SCEC Award Number 15116 View PDF
Proposal Category Individual Proposal (Integration and Theory)
Proposal Title The Effects of Plasticity and the Evolution of Damage Zones in Earthquake Cycle Simulations
Investigator(s)
Name Organization
Brittany Erickson Portland State University
Other Participants Two individuals listed in the proposal work plan have agreed to be unfunded collaborators.
SCEC Priorities 3f, 3c, 2e SCEC Groups Seismology, CS, FARM
Report Due Date 03/15/2016 Date Report Submitted 03/14/2016
Project Abstract
We are developing an efficient, computational framework for simulating multiple earthquake cycles with heterogeneous material properties and off-fault plastic response. The method is developed for heterogeneous elastic materials in both anti-plane and plane-strain settings. To incorporate plasticity, we are considering the classical, anti-plane problem where a vertical strike slip fault is governed by rate-and-state friction. Rate-independent plasticity is assumed and stresses are constrained by a Drucker-Prager yield condition. The off-fault volume is discretized using finite differences satisfying a summation-by-parts rule. Slow tectonic loading is accounted for at the remote boundaries which are displaced at a slow plate rate through weak enforcement of boundary conditions. Time-stepping is done through an incremental solution process which makes use of an elastoplastic tangent stiffness tensor. Quasi-dynamic events nucleate on the fault at depth and propagate up towards the free surface. These events generate perturbations in off-fault stresses and plastic flow ensues when stresses reach the yield surface, generating off-fault plastic strain. Assuming a depth-constant yield stress, the amount of cohesion affects the magnitude and off-fault extent of plastic strain. Isotropic hardening is included in the constitutive theory to ensure a unique solution, thus the yield surface expands with plastic flow. Consequently, the first rupture in the cycle generates the most damage, and each subsequent earthquake generates a decreasing amount of additional plastic strain until the response is effectively elastic.
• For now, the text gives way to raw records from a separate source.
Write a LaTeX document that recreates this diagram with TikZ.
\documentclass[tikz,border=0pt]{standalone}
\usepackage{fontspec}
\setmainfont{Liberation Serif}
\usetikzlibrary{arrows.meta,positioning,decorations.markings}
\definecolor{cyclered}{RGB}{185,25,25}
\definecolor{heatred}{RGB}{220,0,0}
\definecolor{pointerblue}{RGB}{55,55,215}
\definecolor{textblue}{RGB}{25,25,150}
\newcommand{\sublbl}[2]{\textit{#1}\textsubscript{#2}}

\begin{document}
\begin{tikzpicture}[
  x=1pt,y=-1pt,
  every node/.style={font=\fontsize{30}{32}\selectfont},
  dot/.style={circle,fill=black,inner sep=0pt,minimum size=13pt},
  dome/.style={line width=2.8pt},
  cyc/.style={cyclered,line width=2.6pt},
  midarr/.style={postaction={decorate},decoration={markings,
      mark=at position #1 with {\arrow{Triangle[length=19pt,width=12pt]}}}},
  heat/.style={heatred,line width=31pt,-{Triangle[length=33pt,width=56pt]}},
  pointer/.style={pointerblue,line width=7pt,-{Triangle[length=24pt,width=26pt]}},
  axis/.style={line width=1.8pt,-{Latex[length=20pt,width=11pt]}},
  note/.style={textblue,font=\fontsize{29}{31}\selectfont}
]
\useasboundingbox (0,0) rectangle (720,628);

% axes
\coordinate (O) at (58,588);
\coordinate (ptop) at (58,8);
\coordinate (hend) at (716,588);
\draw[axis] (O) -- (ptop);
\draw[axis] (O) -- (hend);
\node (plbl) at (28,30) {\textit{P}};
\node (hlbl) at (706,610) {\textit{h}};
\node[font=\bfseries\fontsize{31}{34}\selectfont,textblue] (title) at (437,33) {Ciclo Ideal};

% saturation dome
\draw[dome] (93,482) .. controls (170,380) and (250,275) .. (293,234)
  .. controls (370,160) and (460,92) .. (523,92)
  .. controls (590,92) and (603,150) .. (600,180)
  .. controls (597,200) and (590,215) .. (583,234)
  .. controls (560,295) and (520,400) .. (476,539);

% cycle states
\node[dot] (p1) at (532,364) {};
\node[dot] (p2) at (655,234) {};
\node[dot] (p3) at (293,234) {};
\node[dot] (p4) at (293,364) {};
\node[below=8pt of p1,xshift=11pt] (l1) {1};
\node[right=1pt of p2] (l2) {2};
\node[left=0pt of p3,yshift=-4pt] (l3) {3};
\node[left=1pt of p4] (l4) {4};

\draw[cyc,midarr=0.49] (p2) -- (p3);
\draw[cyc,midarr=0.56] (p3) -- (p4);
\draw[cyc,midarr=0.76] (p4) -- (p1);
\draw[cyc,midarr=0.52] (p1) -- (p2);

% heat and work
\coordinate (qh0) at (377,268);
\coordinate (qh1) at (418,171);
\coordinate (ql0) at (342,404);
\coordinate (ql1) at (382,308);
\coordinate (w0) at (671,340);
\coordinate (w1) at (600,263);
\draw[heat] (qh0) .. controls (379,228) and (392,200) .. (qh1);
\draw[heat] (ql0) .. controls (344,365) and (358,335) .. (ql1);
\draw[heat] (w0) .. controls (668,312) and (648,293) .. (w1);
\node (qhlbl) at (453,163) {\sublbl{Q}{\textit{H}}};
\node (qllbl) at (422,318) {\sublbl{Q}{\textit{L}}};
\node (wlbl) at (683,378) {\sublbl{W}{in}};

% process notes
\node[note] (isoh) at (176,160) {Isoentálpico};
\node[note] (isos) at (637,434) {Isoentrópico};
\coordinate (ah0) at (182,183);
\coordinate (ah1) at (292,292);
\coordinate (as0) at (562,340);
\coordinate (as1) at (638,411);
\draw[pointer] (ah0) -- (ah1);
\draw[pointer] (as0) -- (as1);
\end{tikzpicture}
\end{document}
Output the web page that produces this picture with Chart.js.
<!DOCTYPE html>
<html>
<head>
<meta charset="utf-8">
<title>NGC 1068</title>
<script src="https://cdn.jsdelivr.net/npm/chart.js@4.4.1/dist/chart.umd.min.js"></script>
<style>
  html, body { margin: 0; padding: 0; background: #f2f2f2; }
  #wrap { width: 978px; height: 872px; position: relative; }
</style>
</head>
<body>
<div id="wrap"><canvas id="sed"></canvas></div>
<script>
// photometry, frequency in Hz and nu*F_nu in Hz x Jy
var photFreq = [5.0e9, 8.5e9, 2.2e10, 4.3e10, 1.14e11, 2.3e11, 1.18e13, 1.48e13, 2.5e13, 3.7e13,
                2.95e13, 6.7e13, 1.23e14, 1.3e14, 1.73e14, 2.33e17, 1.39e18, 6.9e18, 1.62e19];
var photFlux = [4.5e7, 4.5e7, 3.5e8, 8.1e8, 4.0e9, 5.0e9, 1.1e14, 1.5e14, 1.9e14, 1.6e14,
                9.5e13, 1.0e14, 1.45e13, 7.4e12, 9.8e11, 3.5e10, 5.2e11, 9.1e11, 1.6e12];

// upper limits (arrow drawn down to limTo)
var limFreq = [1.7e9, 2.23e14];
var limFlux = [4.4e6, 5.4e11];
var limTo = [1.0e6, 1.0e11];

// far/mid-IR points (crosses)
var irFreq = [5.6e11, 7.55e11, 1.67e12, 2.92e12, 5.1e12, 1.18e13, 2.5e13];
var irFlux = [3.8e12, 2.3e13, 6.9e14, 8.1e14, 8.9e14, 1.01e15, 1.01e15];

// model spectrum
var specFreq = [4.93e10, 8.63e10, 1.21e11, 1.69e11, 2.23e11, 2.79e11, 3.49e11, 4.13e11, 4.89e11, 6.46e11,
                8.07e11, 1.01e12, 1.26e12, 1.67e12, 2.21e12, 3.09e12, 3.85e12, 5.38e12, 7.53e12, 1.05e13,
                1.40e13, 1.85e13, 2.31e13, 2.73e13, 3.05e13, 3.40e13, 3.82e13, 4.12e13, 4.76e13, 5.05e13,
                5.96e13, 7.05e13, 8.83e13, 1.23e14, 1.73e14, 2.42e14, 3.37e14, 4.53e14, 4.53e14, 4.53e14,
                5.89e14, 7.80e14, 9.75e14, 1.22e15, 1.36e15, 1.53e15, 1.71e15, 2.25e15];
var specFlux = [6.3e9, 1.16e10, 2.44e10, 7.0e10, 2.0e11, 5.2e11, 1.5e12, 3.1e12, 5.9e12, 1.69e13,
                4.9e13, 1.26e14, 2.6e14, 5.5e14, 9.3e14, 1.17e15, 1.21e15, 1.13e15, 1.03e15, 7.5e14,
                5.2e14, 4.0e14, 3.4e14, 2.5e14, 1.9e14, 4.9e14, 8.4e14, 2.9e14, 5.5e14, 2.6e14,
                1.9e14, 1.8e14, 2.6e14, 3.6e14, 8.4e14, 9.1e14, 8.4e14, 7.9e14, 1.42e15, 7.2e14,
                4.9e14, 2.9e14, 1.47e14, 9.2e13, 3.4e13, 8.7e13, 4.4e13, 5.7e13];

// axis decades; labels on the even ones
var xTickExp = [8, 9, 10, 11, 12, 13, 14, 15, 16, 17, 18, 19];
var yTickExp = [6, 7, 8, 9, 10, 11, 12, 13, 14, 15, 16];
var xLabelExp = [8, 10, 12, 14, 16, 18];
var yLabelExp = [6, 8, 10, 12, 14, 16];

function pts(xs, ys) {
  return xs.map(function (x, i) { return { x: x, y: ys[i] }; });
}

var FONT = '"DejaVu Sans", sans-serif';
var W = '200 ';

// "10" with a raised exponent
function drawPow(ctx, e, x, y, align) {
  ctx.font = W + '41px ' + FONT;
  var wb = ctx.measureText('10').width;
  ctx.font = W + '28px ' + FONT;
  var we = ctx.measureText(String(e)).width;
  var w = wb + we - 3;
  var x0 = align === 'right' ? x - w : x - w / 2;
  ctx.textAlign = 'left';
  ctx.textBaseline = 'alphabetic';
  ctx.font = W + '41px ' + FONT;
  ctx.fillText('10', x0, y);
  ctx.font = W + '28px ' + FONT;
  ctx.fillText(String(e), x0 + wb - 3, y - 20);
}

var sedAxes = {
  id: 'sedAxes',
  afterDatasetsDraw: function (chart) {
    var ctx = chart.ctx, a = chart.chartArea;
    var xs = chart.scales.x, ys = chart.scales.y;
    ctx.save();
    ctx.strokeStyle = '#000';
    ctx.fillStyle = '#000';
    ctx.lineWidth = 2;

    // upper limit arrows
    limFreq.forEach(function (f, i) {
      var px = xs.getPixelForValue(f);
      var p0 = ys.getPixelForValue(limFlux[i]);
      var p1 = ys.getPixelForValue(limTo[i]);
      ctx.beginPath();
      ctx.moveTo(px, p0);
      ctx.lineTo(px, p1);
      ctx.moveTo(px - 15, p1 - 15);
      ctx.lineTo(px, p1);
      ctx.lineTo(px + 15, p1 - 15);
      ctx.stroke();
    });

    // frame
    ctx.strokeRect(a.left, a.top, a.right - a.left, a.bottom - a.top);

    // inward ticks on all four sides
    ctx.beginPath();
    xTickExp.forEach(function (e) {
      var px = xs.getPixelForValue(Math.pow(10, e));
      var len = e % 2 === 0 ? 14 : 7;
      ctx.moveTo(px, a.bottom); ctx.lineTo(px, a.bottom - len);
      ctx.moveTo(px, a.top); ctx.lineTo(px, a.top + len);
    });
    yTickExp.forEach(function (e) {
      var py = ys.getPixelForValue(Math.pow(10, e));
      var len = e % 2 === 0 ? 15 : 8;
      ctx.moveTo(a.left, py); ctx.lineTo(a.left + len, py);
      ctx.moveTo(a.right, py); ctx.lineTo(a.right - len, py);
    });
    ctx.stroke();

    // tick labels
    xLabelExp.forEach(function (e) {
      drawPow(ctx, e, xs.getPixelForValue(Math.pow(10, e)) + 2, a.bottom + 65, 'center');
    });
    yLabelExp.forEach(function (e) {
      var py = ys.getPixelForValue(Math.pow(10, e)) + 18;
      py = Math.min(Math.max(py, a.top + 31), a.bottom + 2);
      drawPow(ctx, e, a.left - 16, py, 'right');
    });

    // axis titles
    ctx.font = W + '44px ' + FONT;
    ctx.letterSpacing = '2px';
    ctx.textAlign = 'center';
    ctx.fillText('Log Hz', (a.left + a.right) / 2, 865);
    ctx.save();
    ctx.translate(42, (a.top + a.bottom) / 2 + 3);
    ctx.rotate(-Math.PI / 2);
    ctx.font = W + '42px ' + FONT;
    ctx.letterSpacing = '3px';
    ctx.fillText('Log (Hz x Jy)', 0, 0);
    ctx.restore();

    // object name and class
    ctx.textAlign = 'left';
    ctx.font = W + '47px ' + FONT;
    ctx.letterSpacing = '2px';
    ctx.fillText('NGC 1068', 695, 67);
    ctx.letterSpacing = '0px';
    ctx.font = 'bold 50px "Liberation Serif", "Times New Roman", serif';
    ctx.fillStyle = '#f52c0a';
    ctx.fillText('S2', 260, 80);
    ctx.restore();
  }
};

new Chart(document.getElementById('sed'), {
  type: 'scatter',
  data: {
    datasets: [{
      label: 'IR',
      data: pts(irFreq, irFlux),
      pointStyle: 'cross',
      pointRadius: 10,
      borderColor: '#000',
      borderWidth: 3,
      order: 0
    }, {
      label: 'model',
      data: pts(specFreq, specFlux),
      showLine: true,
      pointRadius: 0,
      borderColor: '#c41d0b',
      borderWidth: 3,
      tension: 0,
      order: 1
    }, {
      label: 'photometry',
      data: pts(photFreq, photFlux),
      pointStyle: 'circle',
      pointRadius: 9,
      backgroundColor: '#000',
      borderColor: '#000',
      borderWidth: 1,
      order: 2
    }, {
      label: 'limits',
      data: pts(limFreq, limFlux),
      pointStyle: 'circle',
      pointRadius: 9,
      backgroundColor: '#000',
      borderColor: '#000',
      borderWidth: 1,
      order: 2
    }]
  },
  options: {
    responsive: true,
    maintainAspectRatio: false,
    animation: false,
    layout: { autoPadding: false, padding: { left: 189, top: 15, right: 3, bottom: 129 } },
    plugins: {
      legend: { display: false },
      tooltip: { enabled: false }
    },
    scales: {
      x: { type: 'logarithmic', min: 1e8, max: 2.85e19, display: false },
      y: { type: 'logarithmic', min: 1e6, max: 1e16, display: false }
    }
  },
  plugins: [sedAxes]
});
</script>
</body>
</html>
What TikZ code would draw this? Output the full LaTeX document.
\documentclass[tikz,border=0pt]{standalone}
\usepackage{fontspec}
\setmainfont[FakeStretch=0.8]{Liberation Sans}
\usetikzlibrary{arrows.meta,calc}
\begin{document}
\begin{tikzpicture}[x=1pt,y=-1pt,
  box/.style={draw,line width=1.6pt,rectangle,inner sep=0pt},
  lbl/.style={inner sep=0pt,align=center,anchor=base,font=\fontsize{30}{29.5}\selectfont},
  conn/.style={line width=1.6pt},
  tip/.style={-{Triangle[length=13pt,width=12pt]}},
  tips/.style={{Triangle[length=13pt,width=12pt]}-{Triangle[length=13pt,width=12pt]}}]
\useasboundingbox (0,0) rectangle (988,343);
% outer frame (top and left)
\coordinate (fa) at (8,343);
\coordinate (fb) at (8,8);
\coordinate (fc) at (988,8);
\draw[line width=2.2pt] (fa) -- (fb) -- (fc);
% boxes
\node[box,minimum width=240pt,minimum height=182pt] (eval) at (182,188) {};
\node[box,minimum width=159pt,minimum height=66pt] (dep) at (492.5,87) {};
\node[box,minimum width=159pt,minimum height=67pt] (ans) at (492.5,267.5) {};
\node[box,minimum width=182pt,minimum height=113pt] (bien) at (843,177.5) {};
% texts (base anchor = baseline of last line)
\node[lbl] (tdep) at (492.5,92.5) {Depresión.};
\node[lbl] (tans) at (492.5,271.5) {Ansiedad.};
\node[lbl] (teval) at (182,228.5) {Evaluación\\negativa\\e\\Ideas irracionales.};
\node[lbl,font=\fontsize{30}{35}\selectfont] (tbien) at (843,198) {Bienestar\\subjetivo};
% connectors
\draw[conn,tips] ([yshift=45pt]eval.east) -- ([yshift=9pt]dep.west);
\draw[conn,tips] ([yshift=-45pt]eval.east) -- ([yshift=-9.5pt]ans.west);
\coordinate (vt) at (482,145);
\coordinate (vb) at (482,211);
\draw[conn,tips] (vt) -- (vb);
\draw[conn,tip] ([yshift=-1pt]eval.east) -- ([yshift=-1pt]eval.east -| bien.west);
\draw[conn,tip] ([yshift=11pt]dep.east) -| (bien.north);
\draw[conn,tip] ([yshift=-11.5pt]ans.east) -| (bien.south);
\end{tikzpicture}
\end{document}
Intellectual Merit We are developing a robust, physics-based earthquake cycle model accounting for off-fault yielding over multiple event sequences in order to address several scientific questions put forth by SCEC related to the influence of plasticity on earthquake cycle. How does plastic response during the earthquake cycle affect nucleation and propagation during individual events and the recurrence intervals between events? How do damage zones evolve with increasing cu-mulative slip and how do they affect subsequent rupture? Important and unsolved problems include the relationship between the degree of off-fault yielding and mechanical properties of fault zone material, how damage zones evolve with increasing cumulative slip and how these damage zones affect subsequent rupture.
Our model is currently developed for heterogeneous elastic problems in both the antiplane and plane-strain (Erickson and Day, 2016) settings where interseismic loading is imposed at the remote boundary. Spontaneous, quasi-dynamic events nucleate at the fault governed by rate-and-state friction with fault-variable frictional properties. For the plane-strain setting, our initial investigation was to explore the influence that material contrast has on the earthquake cycle over the course of many hundreds of years. We found that the presence of bimaterial properties influences the earthquake nucleation site, such that rupture in the preferred direction (that is, in the direction of particle motion of the side of the fault with lower shear wave velocity) is favorable. For large values of the critical slip distance Dc, events propagating in the preferred rupture direction occur for a wide range of material contrasts.
Broader Impacts Results from our bimaterial study may shed light on our understanding of rupture directivity on large strike-slip faults (like the San Andreas Fault in California) which occasionally host events rupturing in the non-preferred direction. Because increased ground motion damage and triggered seismicity are often observed in the forward direction of rupture, an under-standing of rupture direction would be helpful in improving seismic hazard estimates. Furthermore, studies of off-fault yielding and how the evolution of damage zones affects future rupture will give an improved understanding of seismic hazards, which is one of SCEC’s long term goals.